- Born: December 4, 1938 Milwaukee, Wisconsin, United States
- Died: June 10, 2005 (aged 66) Waukesha, Wisconsin, United States
- Genres: playing Cleveland-style polka
- Instrument: accordion
- Spouse(s): Judith Ann Kutz (divorced) Shirley Tyson (died)
- Award: inducted into five halls of fame

= Verne Meisner =

American polka musician

LaVerne Donald "Verne" Meisner (December 4, 1938 – June 10, 2005) was an American polka musician born in Milwaukee, Wisconsin, and raised in Whitewater, Wisconsin. He was inducted into five halls of fame, including the International Polka Association Hall of Fame as a "Living Legend" in 1989. He is best known for the songs "Memories of Vienna" and "El Rio Drive."

Meisner was known for playing Cleveland-style polka waltzes. Radio personality George Mlay said, "No one can play a waltz like Meisner." He released 30 singles and 20 LPs/CDs, wrote over 60 songs, and sold approximately one million records in his career. He toured the United States, Canada, Europe, and Hawaii, playing 200 to 250 dates per year for 40 years.

==Career==
Meisner began playing polka music in a band as an 11-year-old after receiving his first accordion as an 8-year-old. He attended dances and learned how to play music by ear after several months of listening to Frankie Yankovic's music on his phonograph. Meisner formed his first band, which began performing in 1950 as "Verne Meisner and the Polka Boys". He briefly toured with Yankovic in 1955.

His first recordings were created in 1957 when the band recorded the original tracks "Memories of Vienna Waltz" and "Polka Dancers Polka" on the Paragon Label. Meisner and his band began to be noticed around Milwaukee after they appeared on the Fritz the Plumber Radio Show. They recorded their second record, "The 400 Polka and Waltzing in Vienna", in 1957 and followed it up with 1959's "Pretty Polly and Till I Return".

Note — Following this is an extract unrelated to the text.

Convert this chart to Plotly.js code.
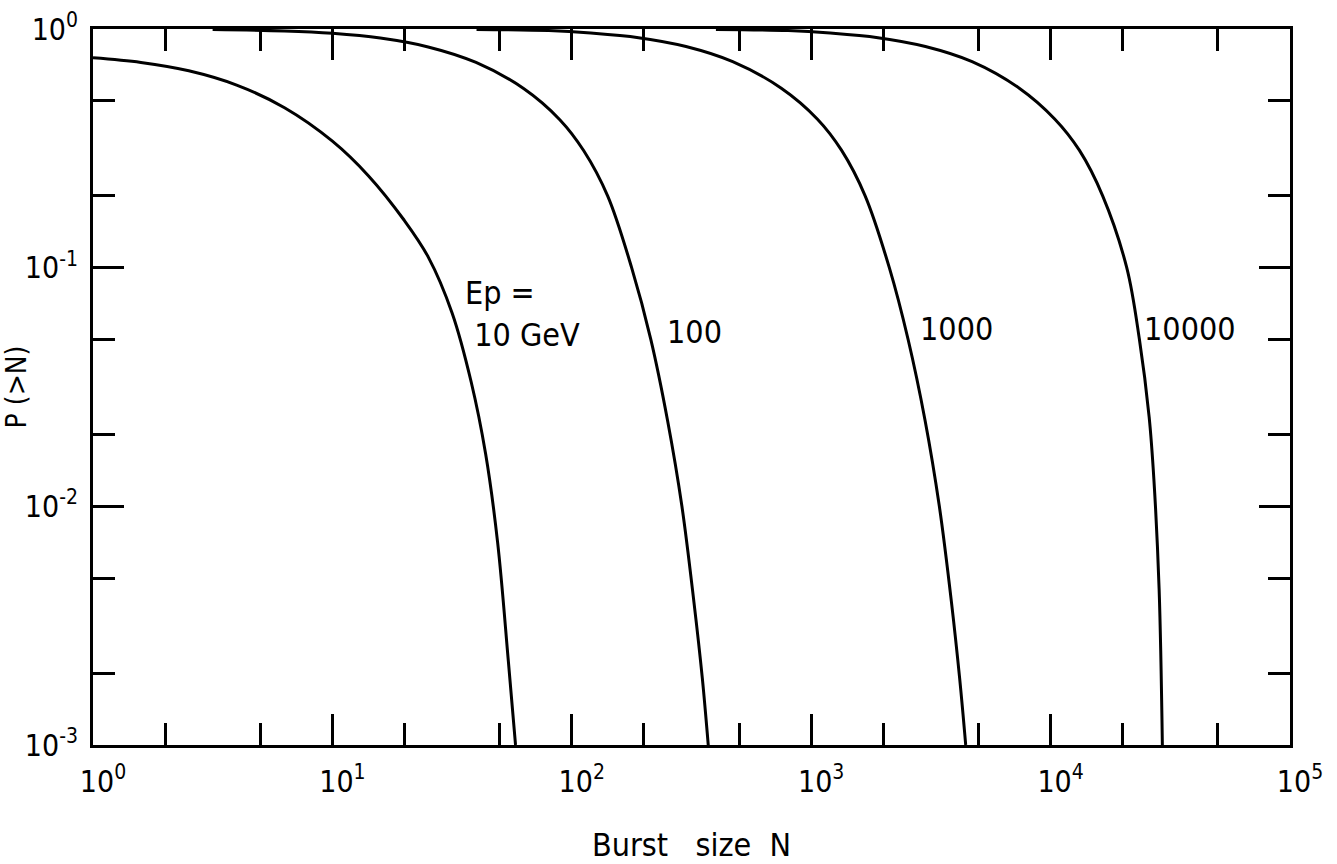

When Meisner's National Guard unit was called up in 1962, the band did not release a record until it came out with the LP album "A Polka and Waltz Holiday," on Cuca Records.

===Halls of fame===
Meisner was inducted into five halls of fame. Besides his 1989 induction into the International Polka Association Hall of Fame, he was inducted into the Cleveland Style Polka Hall of Fame and the Minnesota Polka Hall of Fame, and received the Wisconsin Polka Hall of Fame Lifetime Achievement Award. Meisner and his son, Steve Meisner, were the first polka artists to receive the Wisconsin Area Music Industry (WAMI) award in 1988.

==Personal life==
Meisner was married to Judith Ann Kutz and the couple had three children (Steve, Daniel, and Michele Bush) before divorcing. His second wife, Shirley Tyson, died in the 1980s.

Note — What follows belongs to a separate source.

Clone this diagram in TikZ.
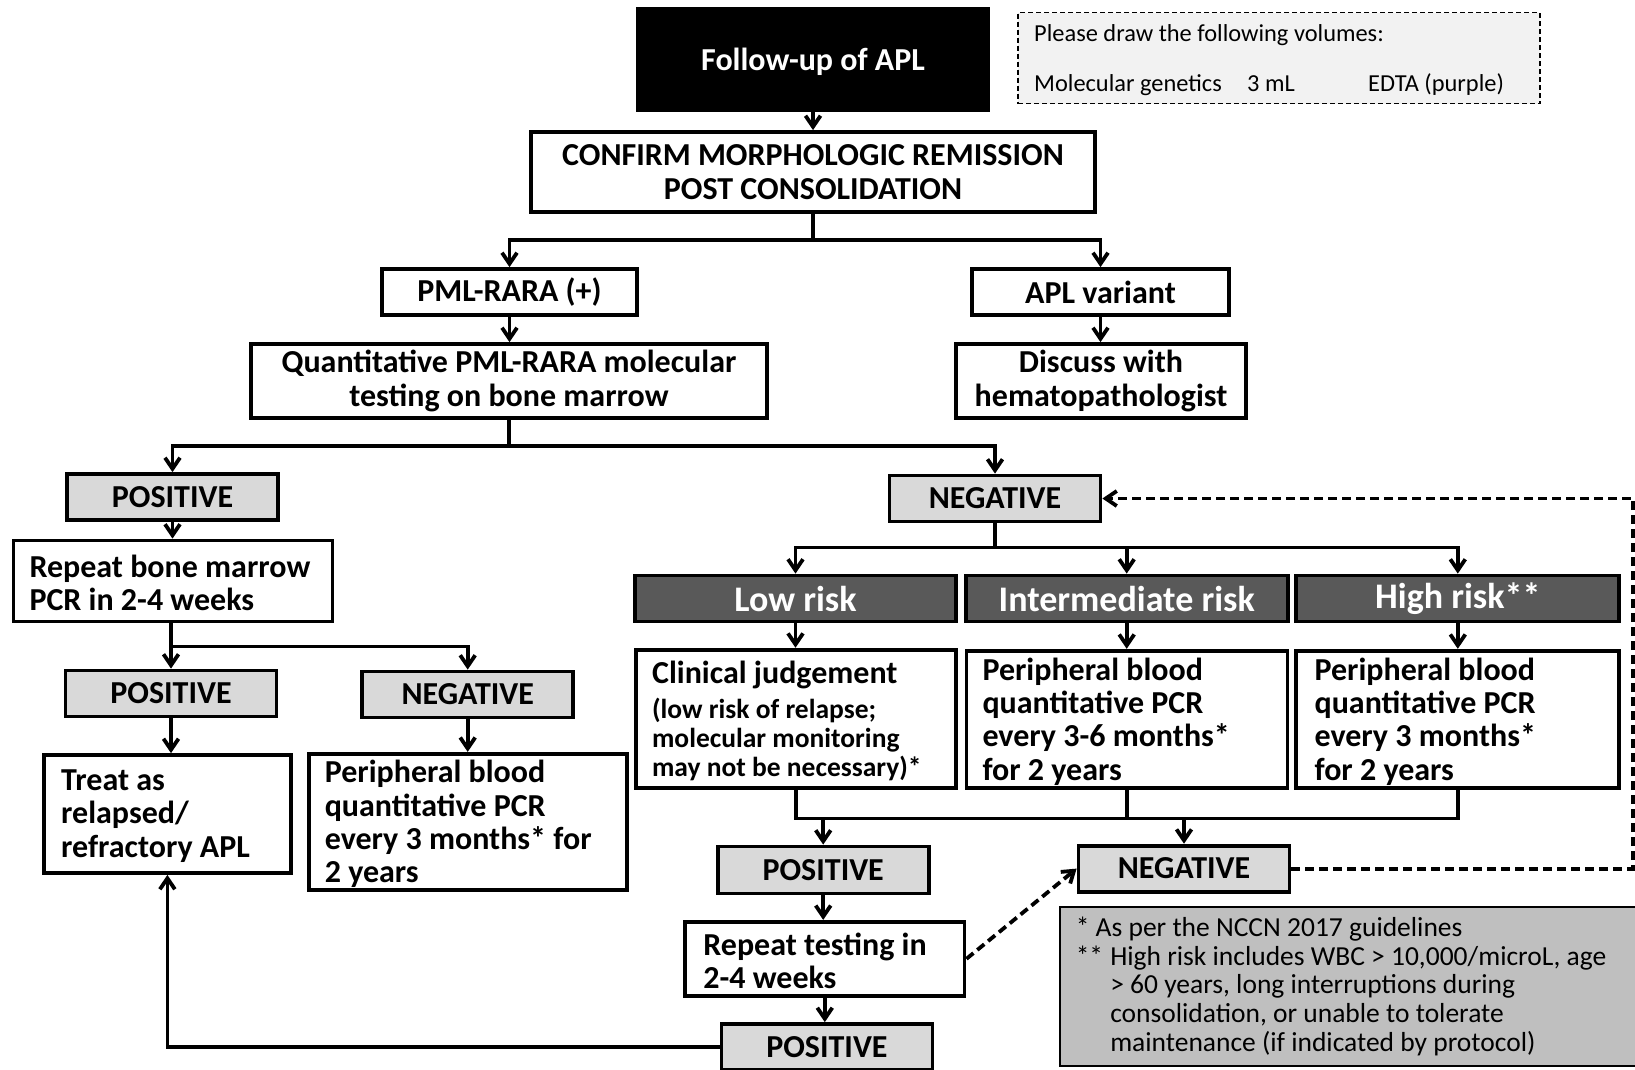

He suffered from alcoholism after spending so much time performing in bars, but he became sober in his 40s and alcohol-free for the final 20 years of his life.

==Death==
He died from melanoma complications on June 10, 2005. He was living in Waukesha, Wisconsin at the time. In his death announcement in The New York Times, the newspaper said "Considered one of the titans of polka, Mr. Meisner was a bridge between the classics of the Lawrence Welk era and the pop-infused polkas of contemporary artists. To thousands of fans, he was second only to Frank Yankovic, the acknowledged king of polka."